Macpherson was 17 when she was discovered by a New York modeling scout while on a skiing vacation in New York. Almost overnight she became a sensation, her future assured when famed fashion photographer Gilles Bensimon shot her nude for the cover of French Elle.
She married Bensimon when she was 21 and decided not to pursue a career as a print model for magazines because of the long hours and low pay. Instead, she worked the more lucrative sex-symbol advertising market. She appeared in steamy layouts for Sports Illustrated in 1984 and 1985, but it wasn't until the following year that she knocked Paulina Porizkova off the cover. Her cover debut in a swimsuit came shortly after Cosmopolitan magazine named her one of the six most beautiful women in the world.
She did three consecutive Sport Illustrated covers and a ton of lucrative advertising assignments, becoming one of the highest paid and most recognizable models in the industry.

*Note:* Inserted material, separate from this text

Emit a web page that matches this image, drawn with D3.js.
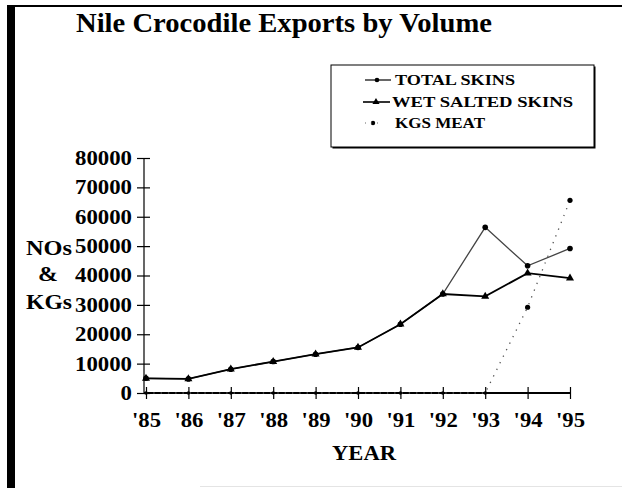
<!DOCTYPE html>
<html><head><meta charset="utf-8">
<script src="https://cdn.jsdelivr.net/npm/d3@7"></script>
<style>
html,body{margin:0;padding:0;background:#fff;}
svg{display:block;}
text{font-family:"Liberation Serif","Times New Roman",serif;font-weight:bold;fill:#000;}
</style></head>
<body><svg id="c" width="622" height="488"></svg>
<script>
const years = ["'85","'86","'87","'88","'89","'90","'91","'92","'93","'94","'95"];
const totalSkins = [5000,4800,8100,10700,13200,15500,23400,33700,56400,43300,49200];
const wetSalted = [5000,4800,8100,10700,13200,15500,23400,33700,32900,40800,39100];
const kgsMeat = [0,0,0,0,0,0,0,0,0,29200,65600];
const yTicks = [0,10000,20000,30000,40000,50000,60000,70000,80000];
const seriesNames = ["TOTAL SKINS","WET SALTED SKINS","KGS MEAT"];
const title = "Nile Crocodile Exports by Volume";

const svg = d3.select("#c");
// frame
svg.append("rect").attr("x",7).attr("y",5).attr("width",8).attr("height",483).attr("fill","#000");
svg.append("rect").attr("x",7).attr("y",5).attr("width",615).attr("height",2).attr("fill","#000");
svg.append("line").attr("x1",200).attr("x2",622).attr("y1",486.5).attr("y2",486.5).attr("stroke","#e4e4e4").attr("stroke-width",1);

svg.append("text").attr("x",284).attr("y",32).attr("text-anchor","middle").style("font-size","27px")
  .attr("textLength",416).attr("lengthAdjust","spacingAndGlyphs").text(title);

const x = d3.scalePoint().domain(years).range([146,570]);
const y = d3.scaleLinear().domain([0,80000]).range([393,158]);

// y axis
const yAxis = d3.axisLeft(y).tickValues(yTicks).tickSize(6).tickFormat(d3.format("d"));
const gy = svg.append("g").attr("transform","translate(144,0)").call(yAxis);
gy.select(".domain").attr("stroke","#000").attr("stroke-width",1.2).attr("d","M0,"+y(80000)+"V"+y(0));
gy.selectAll(".tick line").attr("x1",-7).attr("x2",6).attr("stroke","#000").attr("stroke-width",1.2);
gy.selectAll(".tick text").attr("x",-12).style("font-size","20px").style("font-family","Liberation Serif, serif").style("font-weight","bold").attr("fill","#000")
  .attr("textLength",function(){return 11.4*this.textContent.length;}).attr("lengthAdjust","spacingAndGlyphs");

// x axis
const xAxis = d3.axisBottom(x).tickSize(6).tickPadding(14);
const gx = svg.append("g").attr("transform","translate(0,393)").call(xAxis);
gx.select(".domain").attr("stroke","#000").attr("stroke-width",2).attr("d","M144,0H571");
gx.selectAll(".tick line").attr("y1",-6).attr("y2",6).attr("stroke","#000").attr("stroke-width",1.2);
gx.selectAll(".tick text").style("font-size","20px").style("font-family","Liberation Serif, serif").style("font-weight","bold").attr("fill","#000")
  .attr("textLength",29).attr("lengthAdjust","spacingAndGlyphs");

// axis titles
const yl = svg.append("g").style("font-size","20px");
yl.append("text").attr("x",49).attr("y",255).attr("text-anchor","middle").attr("textLength",46).attr("lengthAdjust","spacingAndGlyphs").text("NOs");
yl.append("text").attr("x",48).attr("y",281).attr("text-anchor","middle").attr("textLength",20).attr("lengthAdjust","spacingAndGlyphs").text("&");
yl.append("text").attr("x",49).attr("y",309).attr("text-anchor","middle").attr("textLength",46).attr("lengthAdjust","spacingAndGlyphs").text("KGs");
svg.append("text").attr("x",364).attr("y",460).attr("text-anchor","middle").style("font-size","20px")
  .attr("textLength",64).attr("lengthAdjust","spacingAndGlyphs").text("YEAR");

const line = d3.line().x((d,i)=>x(years[i])).y(d=>y(d));

// meat (dotted)
svg.append("path").datum(kgsMeat).attr("d",line).attr("fill","none").attr("stroke","#555").attr("stroke-width",1.3).attr("stroke-dasharray","1.3,6");
// total skins (thin)
svg.append("path").datum(totalSkins).attr("d",line).attr("fill","none").attr("stroke","#444").attr("stroke-width",1.3);
// wet salted (thick)
svg.append("path").datum(wetSalted).attr("d",line).attr("fill","none").attr("stroke","#000").attr("stroke-width",1.8);

const tri = d3.symbol().type(d3.symbolTriangle).size(28);
svg.append("g").selectAll("path").data(wetSalted).join("path")
  .attr("d",tri).attr("transform",(d,i)=>`translate(${x(years[i])},${y(d)})`).attr("fill","#000");
svg.append("g").selectAll("circle").data(totalSkins).join("circle")
  .attr("cx",(d,i)=>x(years[i])).attr("cy",d=>y(d)).attr("r",2.8).attr("fill","#000");
svg.append("g").selectAll("circle").data(kgsMeat).join("circle")
  .attr("cx",(d,i)=>x(years[i])).attr("cy",d=>y(d)).attr("r",d=>d>0?2.6:1.8).attr("fill","#000");

// legend
const lg = svg.append("g");
lg.append("rect").attr("x",332.5).attr("y",66.5).attr("width",263).attr("height",82).attr("fill","#000");
lg.append("rect").attr("x",331).attr("y",65).attr("width",263).attr("height",82).attr("fill","#fff").attr("stroke","#000").attr("stroke-width",1);
const ly = [85,107,128];
const lw = [120,181,90];
lg.append("line").attr("x1",365).attr("x2",391).attr("y1",ly[0]-5).attr("y2",ly[0]-5).attr("stroke","#000").attr("stroke-width",1.2);
lg.append("circle").attr("cx",377).attr("cy",ly[0]-5).attr("r",2.3).attr("fill","#000");
lg.append("line").attr("x1",363).attr("x2",390).attr("y1",ly[1]-5).attr("y2",ly[1]-5).attr("stroke","#000").attr("stroke-width",1.6);
lg.append("path").attr("d",d3.symbol().type(d3.symbolTriangle).size(22)).attr("transform",`translate(376,${ly[1]-5})`).attr("fill","#000");
lg.append("circle").attr("cx",373).attr("cy",ly[2]-5).attr("r",2.2).attr("fill","#000");
lg.append("line").attr("x1",365).attr("x2",382).attr("y1",ly[2]-5).attr("y2",ly[2]-5).attr("stroke","#666").attr("stroke-width",1).attr("stroke-dasharray","1,5");
lg.selectAll("text.l").data(seriesNames).join("text").attr("class","l")
  .attr("x",(d,i)=>i===1?392:395).attr("y",(d,i)=>ly[i]).style("font-size","15px")
  .attr("textLength",(d,i)=>lw[i]).attr("lengthAdjust","spacingAndGlyphs").text(d=>d);
</script></body></html>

"In the early '80s it was the first time that people began to put a name with a model's face. Sports Illustrated was very important in establishing supermodels, and it has been very important to me," she says.
She made a workout video before the business exploded. And she released her first calender three years ago, "when no one was doing one." Her calendar has been hugely successful ever since, slaughtering all comely challengers, including Claudia Schiffer, Cindy Crawford and Nicole Smith. Her Elle Macpherson Intimate Apparel lingerie line, sold only in Australia, is in its fifth year in the top-selling ranks of the innerwear market.

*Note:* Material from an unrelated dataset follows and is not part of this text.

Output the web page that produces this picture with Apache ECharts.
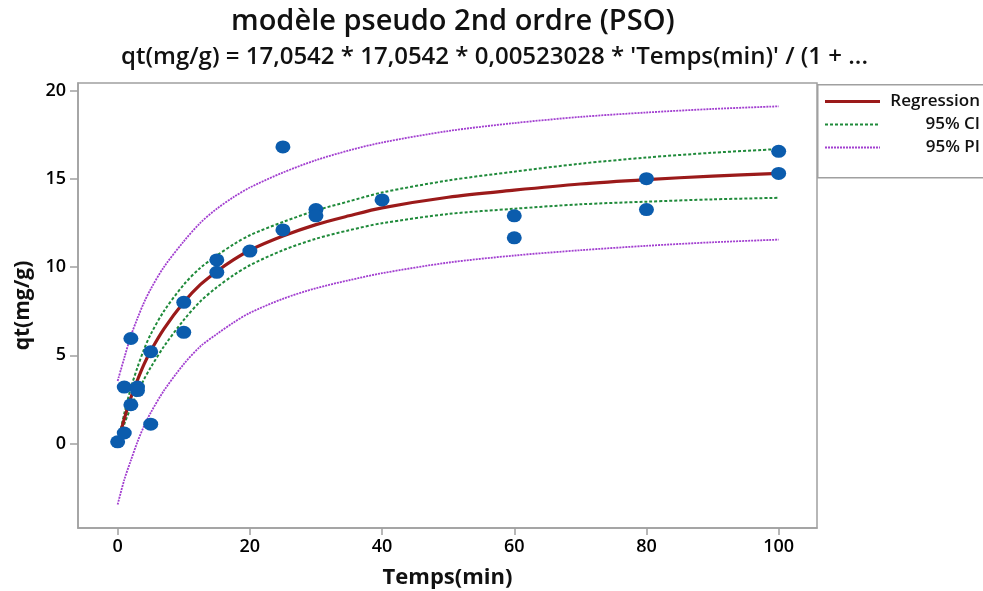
<!DOCTYPE html>
<html>
<head>
<meta charset="utf-8">
<script src="https://cdn.jsdelivr.net/npm/echarts@6/dist/echarts.min.js"></script>
<style>
html,body{margin:0;padding:0;background:#fff;}
#chart{width:983px;height:591px;}
</style>
</head>
<body>
<div id="chart"></div>
<script>
// Observed data points
const obsTime = [0, 1, 1, 2, 2, 3, 3, 5, 5, 10, 10, 15, 15, 20, 25, 25, 30, 30, 40, 60, 60, 80, 80, 100, 100];
const obsQt   = [0.1, 0.6, 3.2, 2.2, 5.95, 3.2, 3.0, 5.2, 1.1, 8.0, 6.3, 10.4, 9.7, 10.9, 16.8, 12.1, 13.25, 12.9, 13.8, 12.9, 11.65, 15.0, 13.25, 16.55, 15.3];

// Fitted curve and bands
const fitTime = [0, 1, 2, 3, 4, 5, 7, 10, 12.5, 15, 17.5, 20, 25, 30, 35, 40, 50, 60, 70, 80, 90, 100];
const fitReg  = [0, 1.4, 2.6, 3.6, 4.5, 5.25, 6.5, 8.0, 9.0, 9.75, 10.4, 10.95, 11.75, 12.4, 12.9, 13.35, 13.95, 14.35, 14.7, 14.95, 15.15, 15.3];
const ciUpper = [0, 1.7, 3.15, 4.32, 5.35, 6.19, 7.5, 9.0, 9.95, 10.65, 11.27, 11.8, 12.55, 13.2, 13.72, 14.22, 14.9, 15.4, 15.85, 16.2, 16.47, 16.68];
const ciLower = [0, 1.1, 2.05, 2.88, 3.65, 4.31, 5.5, 7.0, 8.05, 8.85, 9.53, 10.1, 10.95, 11.6, 12.08, 12.48, 13.0, 13.3, 13.55, 13.7, 13.83, 13.92];
const piUpper = [3.55, 4.85, 6.1, 7.1, 8.0, 8.75, 10.0, 11.45, 12.5, 13.3, 13.95, 14.5, 15.35, 16.05, 16.6, 17.05, 17.7, 18.15, 18.5, 18.75, 18.95, 19.1];
const piLower = [-3.45, -2.05, -0.95, 0.1, 1.0, 1.75, 3.0, 4.5, 5.5, 6.2, 6.85, 7.4, 8.2, 8.8, 9.25, 9.65, 10.25, 10.65, 10.95, 11.2, 11.4, 11.55];

const xTicks = [0, 20, 40, 60, 80, 100];
const yTicks = [0, 5, 10, 15, 20];

const titleText = 'modèle pseudo 2nd ordre (PSO)';
const subtitleText = "qt(mg/g) = 17,0542 * 17,0542 * 0,00523028 * 'Temps(min)' / (1 + ...";
const legendNames = ['Regression', '95% CI', '95% PI'];

const pair = (xs, ys) => xs.map((x, i) => [x, ys[i]]);

const FONT = '"Open Sans", "Noto Sans", sans-serif';
const REG = '#9b1a1a', CI = '#1f8a3a', PI = '#a23fd0', PT = '#0b5cad';
const legendColors = [REG, CI, PI];
const legendDash = [null, [3, 2], [2, 1]];
const legendWidths = [3, 2, 1.8];

const legendGraphics = [
  {type: 'rect', left: 817, top: 84, shape: {width: 200, height: 93}, style: {fill: '#fff', stroke: '#a0a0a0', lineWidth: 1.5}, z: 0}
];
legendNames.forEach((n, i) => {
  const y = 101.5 + i * 23;
  legendGraphics.push({type: 'line', shape: {x1: 825, y1: y, x2: 880, y2: y},
    style: {stroke: legendColors[i], lineWidth: legendWidths[i], lineDash: legendDash[i]}, z: 1});
  legendGraphics.push({type: 'text', x: 980, y: y, style: {text: n, align: 'right', verticalAlign: 'middle',
    fontFamily: FONT, fontSize: 17, fontWeight: 600, fill: '#111'}, z: 1});
});

const chart = echarts.init(document.getElementById('chart'), null, {renderer: 'canvas'});
chart.setOption({
  animation: false,
  backgroundColor: '#fff',
  title: [
    {text: titleText, left: 226, top: 2, textStyle: {fontFamily: FONT, fontSize: 29, fontWeight: 600, color: '#111'}},
    {text: subtitleText, left: 116, top: 40, textStyle: {fontFamily: FONT, fontSize: 24, fontWeight: 600, color: '#111'}}
  ],
  graphic: legendGraphics,
  grid: {left: 78, right: 166, top: 83, bottom: 63, show: true, borderColor: '#a0a0a0', borderWidth: 1.5,
         containLabel: false, outerBoundsMode: 'none'},
  xAxis: {
    type: 'value', min: -6, max: 105.8,
    name: 'Temps(min)', nameLocation: 'middle', nameGap: 39,
    nameTextStyle: {fontFamily: FONT, fontSize: 22, fontWeight: 'bold', color: '#111'},
    axisLine: {show: true, onZero: false, lineStyle: {color: '#a0a0a0', width: 1.5}},
    axisTick: {show: true, customValues: xTicks, length: 7, lineStyle: {color: '#a0a0a0', width: 1.5}},
    axisLabel: {customValues: xTicks, fontFamily: FONT, fontSize: 18, fontWeight: 600, color: '#000', margin: 10},
    splitLine: {show: false}
  },
  yAxis: {
    type: 'value', min: -4.78, max: 20.42,
    name: 'qt(mg/g)', nameLocation: 'middle', nameGap: 44, nameRotate: 90,
    nameTextStyle: {fontFamily: FONT, fontSize: 21, fontWeight: 'bold', color: '#111'},
    axisLine: {show: true, onZero: false, lineStyle: {color: '#a0a0a0', width: 1.5}},
    axisTick: {show: true, customValues: yTicks, length: 8, lineStyle: {color: '#a0a0a0', width: 1.5}},
    axisLabel: {customValues: yTicks, fontFamily: FONT, fontSize: 18, fontWeight: 600, color: '#000', margin: 12},
    splitLine: {show: false}
  },
  series: [
    {name: '95% PI', type: 'line', data: pair(fitTime, piUpper), symbol: 'none', smooth: 0.3,
     lineStyle: {color: PI, width: 1.8, type: [2, 1]}, itemStyle: {color: PI}, z: 2},
    {name: '95% PI', type: 'line', data: pair(fitTime, piLower), symbol: 'none', smooth: 0.3,
     lineStyle: {color: PI, width: 1.8, type: [2, 1]}, itemStyle: {color: PI}, z: 2},
    {name: '95% CI', type: 'line', data: pair(fitTime, ciUpper), symbol: 'none', smooth: 0.3,
     lineStyle: {color: CI, width: 2, type: [3, 2]}, itemStyle: {color: CI}, z: 3},
    {name: '95% CI', type: 'line', data: pair(fitTime, ciLower), symbol: 'none', smooth: 0.3,
     lineStyle: {color: CI, width: 2, type: [3, 2]}, itemStyle: {color: CI}, z: 3},
    {name: 'Regression', type: 'line', data: pair(fitTime, fitReg), symbol: 'none', smooth: 0.3,
     lineStyle: {color: REG, width: 3.2}, itemStyle: {color: REG}, z: 4},
    {name: 'Données', type: 'scatter', data: pair(obsTime, obsQt), symbol: 'circle', symbolSize: [15, 13],
     itemStyle: {color: PT, opacity: 1}, z: 6}
  ]
});
</script>
</body>
</html>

As she was making her way to the top, her marriage with Bensimon ended. She dated a series of internationally known men including race-car driver Ayrton Senna.
Her new love is Tim Jefferies, 31, a London art dealer who used to be married to soft-porn star Koo Stark and is heir to the multimillion-dollar fortune his grandfather made in green stamps.
Macpherson looks around the room, with its art waiting to be hung, and comments that only now can she finally get down to the business of decorating the condo she purchased after living in a New York apartment for 12 years. "I have a decorator, but I won't let her do anything unless I am around - and I've never been around," she says.
The elevator arrives, depositing Jefferies. He's as tall as she is, with light blue eyes, dark, curly hair and an athletic build.
They kiss, like a contented married couple. Macpherson's good-bye is as cheery as her greeting. One's last glimpse of her, before the elevator closes, is of her snuggling close to Jefferies, arguably one of the luckiest men in the world.